** start of Entries provided **

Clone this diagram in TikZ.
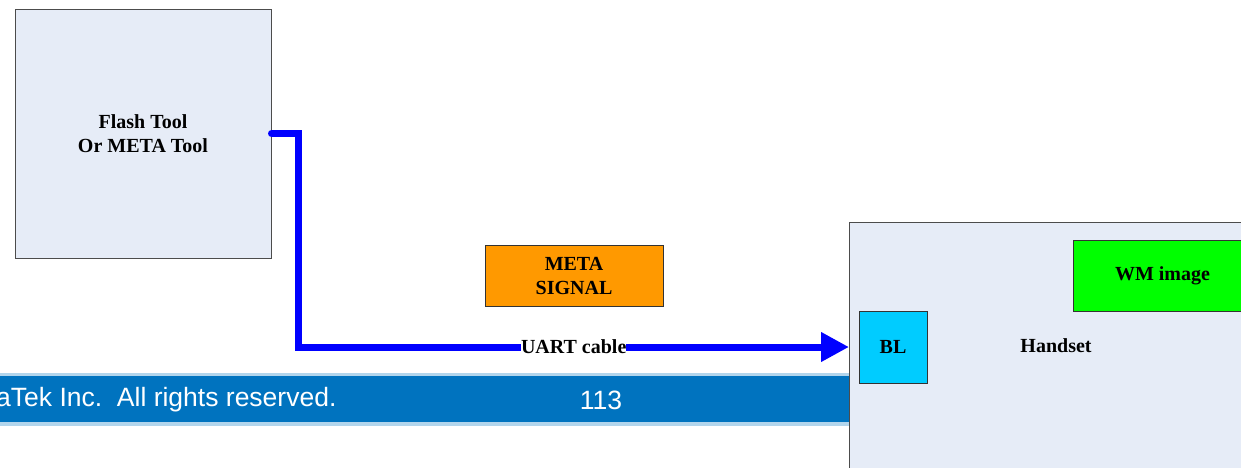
\documentclass[tikz,border=0pt]{standalone}
\usepackage{fontspec}
\setmainfont{Liberation Serif}
\setsansfont{Liberation Sans}
\usetikzlibrary{arrows.meta}
\usetikzlibrary{positioning}
\definecolor{panel}{HTML}{E6ECF7}
\definecolor{cableblue}{HTML}{0000FF}
\definecolor{barblue}{HTML}{0073BF}
\definecolor{metaorange}{HTML}{FF9900}
\definecolor{wmgreen}{HTML}{00FF00}
\definecolor{blcyan}{HTML}{00CCFF}

\begin{document}
\begin{tikzpicture}[x=1pt, y=-1pt, font=\bfseries\fontsize{20}{24}\selectfont,
  main/.style = {draw=black!70, fill=panel, line width=1pt, align=center, inner sep=0pt},
  part/.style = {draw=black!80, line width=1pt, align=center, inner sep=0pt},
  cable/.style = {cableblue, line width=7pt, line cap=round, -{Triangle[length=28pt,width=28pt]}},
  footer/.style = {text=white, inner sep=0pt, font=\sffamily\fontsize{26.5}{30}\selectfont}]
\useasboundingbox (0,0) rectangle (1241,467);
\fill[white] (0,0) rectangle (1241,467);
% footer bar
\fill[barblue!30] (0,373) rectangle (850,426);
\fill[barblue] (0,376) rectangle (850,422);
\node[footer, anchor=west] (copy) at (-4,400) {aTek Inc.\ \ All rights reserved.};
\node[footer] (page) at (601,400) {113};
% boxes
\node[main, minimum width=256pt, minimum height=249pt] (flash) at (143,133.5) {Flash Tool\\Or META Tool};
\node[main, minimum width=420pt, minimum height=260pt, anchor=north west] (handset) at (849,222) {};
\node (hslabel) at (1056,346) {Handset};
\node[part, fill=blcyan, minimum width=68pt, minimum height=72pt] (bl) at (893,347) {BL};
\node[part, fill=wmgreen, minimum width=178pt, minimum height=71pt, anchor=north west] (wm) at (1073,240) {WM image};
\node[part, fill=metaorange, minimum width=178pt, minimum height=61pt] (meta) at (574,275.5) {META\\SIGNAL};
% cable
\draw[cable] (flash.east) -- ++(27,0) |- node[pos=0.75, fill=white, text=black, inner xsep=0pt, inner ysep=1pt] (uart) {UART cable} (handset.west |- bl.center);
\end{tikzpicture}
\end{document}
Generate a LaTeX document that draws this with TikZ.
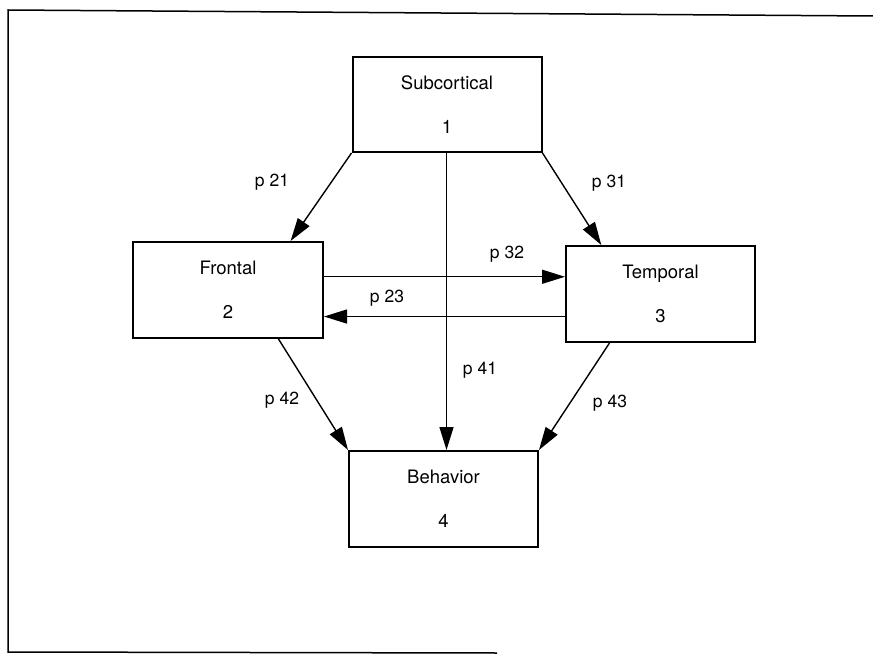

** end of Entries provided **

Objective. List every line above that contains the word "this".

Output.
Clone this diagram in TikZ.
Generate a LaTeX document that draws this with TikZ.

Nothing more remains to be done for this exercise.